As the world awaits the results of the first crop of coronavirus vaccines to enter the final phase of testing, Russia has seemingly skipped ahead. Last week, a state research facility asked local regulators to approve the use of a vaccine under development, according to the country’s health minister Mikhail Murashko.
“It’s a Sputnik moment,” Kirill Dmitriev, head of Russia’s sovereign wealth fund, which is financing Russian vaccine research, told Abu Dhabi newspaper The National.
Though Russian government officials are crowing about the achievement, the Gamaleya Research Institute scientists behind the vaccine have yet to publish data showing their vaccine works. According to the World Health Organization (WHO), Russia’s Gamaleya Research Institute is still in the early phases of testing.
Scientific standards endorsed by the WHO ensure that any new vaccine goes through three phases of human trials before it’s approved. The first stage, typically involving fewer than a hundred participants, evaluates safety; the second provides preliminary data about efficacy. The third and final stage, which usually involves tens of thousands of participants, provides more safety information and determines whether the vaccine is effective.
Russia claims it is further along in testing than WHO knows, with the second phase nearly wrapped up. The country plans to conduct the third phase among the groups—doctors and teachers—who will be first to receive the approved vaccine, according to CNN. Murashko said the country is preparing to use the vaccine more widely by October.
But according to the WHO, Gamaleya Research Institute announced a phase 1 study testing its vaccine on 38 participants in June. It hasn’t published any results since then.
Researchers cannot know whether a vaccine is safe and effective without conducting a large phase 3 trial, says Peter Smith, professor of tropical epidemiology at London School of Hygiene and Tropical Medicine. “I think it unlikely that regulatory authorities in the EU or the US would authorize widespread use of a Covid-19 vaccine without first having evidence of both efficacy and safety,” says Smith—unless there are too few cases of coronavirus to complete a phase 3 trial, which isn’t currently a problem.

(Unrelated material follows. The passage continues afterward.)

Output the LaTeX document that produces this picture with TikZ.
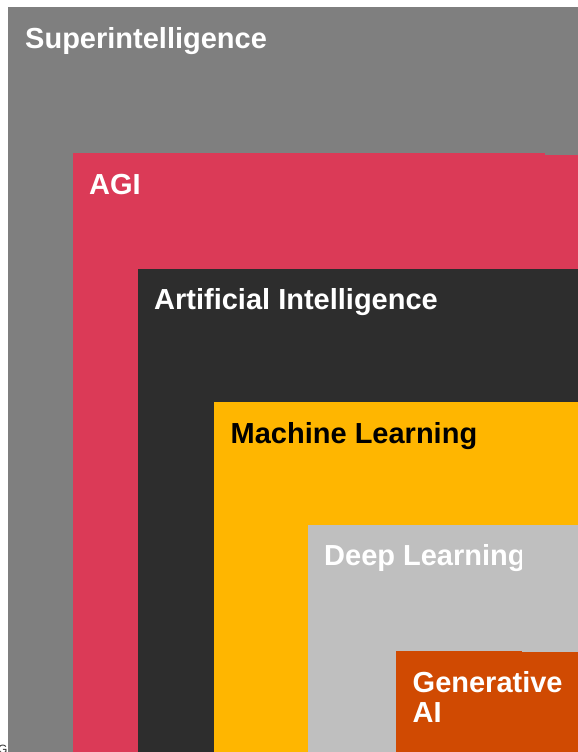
\documentclass[tikz,border=0pt]{standalone}
\usepackage{fontspec}
\setmainfont{Liberation Sans}
\definecolor{cSuper}{HTML}{7F7F7F}
\definecolor{cAGI}{HTML}{DB3A57}
\definecolor{cAI}{HTML}{2D2D2D}
\definecolor{cML}{HTML}{FFB600}
\definecolor{cDL}{HTML}{BFBFBF}
\definecolor{cGen}{HTML}{D04A02}
\begin{document}
\begin{tikzpicture}[x=1pt,y=-1pt,
  layer/.style={inner sep=0pt, outer sep=0pt},
  lbl/.style={anchor=base west, inner sep=0pt, font=\fontsize{29}{30}\selectfont\bfseries, text=white}]
\useasboundingbox (0,0) rectangle (578,752);
\fill[white] (0,0) rectangle (578,752);
% layers
\fill[cSuper] (8,7) rectangle (578,752);
\node[layer] (super) at (8,7) {};
\fill[cAGI] (73,153) rectangle (545,752);
\fill[cAGI] (545,155) rectangle (578,752);
\node[layer] (agi) at (73,153) {};
\fill[cAI] (138,269) rectangle (578,752);
\node[layer] (ai) at (138,269) {};
\fill[cML] (214,402) rectangle (578,752);
\node[layer] (ml) at (214,402) {};
\fill[cDL] (308,525) rectangle (578,752);
\node[layer] (dl) at (308,525) {};
% labels
\node[lbl] (tSuper) at (25,48.5) {Superintelligence};
\node[lbl] (tAGI) at (89,194.5) {AGI};
\node[lbl] (tAI) at (154,309.5) {Artificial Intelligence};
\node[lbl, text=black] (tML) at (230.5,443) {Machine Learning};
\begin{scope}
\clip (308,525) rectangle (521,752);
\node[lbl] (tDL) at (324,565.5) {Deep Learning};
\end{scope}
\fill[cGen] (396,651) rectangle (522,752);
\fill[cGen] (522,652) rectangle (578,752);
\node[layer] (gen) at (396,651) {};
\node[lbl] (tGen1) at (412.5,692.5) {Generative};
\node[lbl] (tGen2) at (412.5,722.5) {AI};
\node[anchor=base west, inner sep=0pt, font=\fontsize{12}{12}\selectfont, text=cAI] (g) at (-2,753) {G};
\end{tikzpicture}
\end{document}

The WHO is “aware of a Russian candidate vaccine that is entering this [third] phase,” spokesperson Margaret Ann Harris told Quartz. The agency declined to comment on whether it has access to data from Gamaleya Research Institute’s trials that it hasn’t shared, or if it had concerns about use of a vaccine that hadn’t gone through testing.
Russia has considerable manufacturing capacity. “In theory, at least, they should be able to produce many doses,” says Smith. Russian drug-maker R-Pharm has also signed a deal to produce a separate vaccine created by Oxford University and AstraZeneca, with plans to distribute the vaccine to more than 30 countries.
Yet Russia’s research and development expertise are less well-regarded than its manufacturing capabilities. Britain, Canada, and the United States accused Russian hackers of trying to steal vaccine research in July, but said the attacks were unsuccessful. The Kremlin denied this claim.
Developing the first coronavirus vaccine would certainly be an indication of scientific prowess. But a vaccine can only be considered successful if it’s not simply first, but also safe and effective. Until research data is released, it’s impossible to say if Russia’s vaccine meets those standards.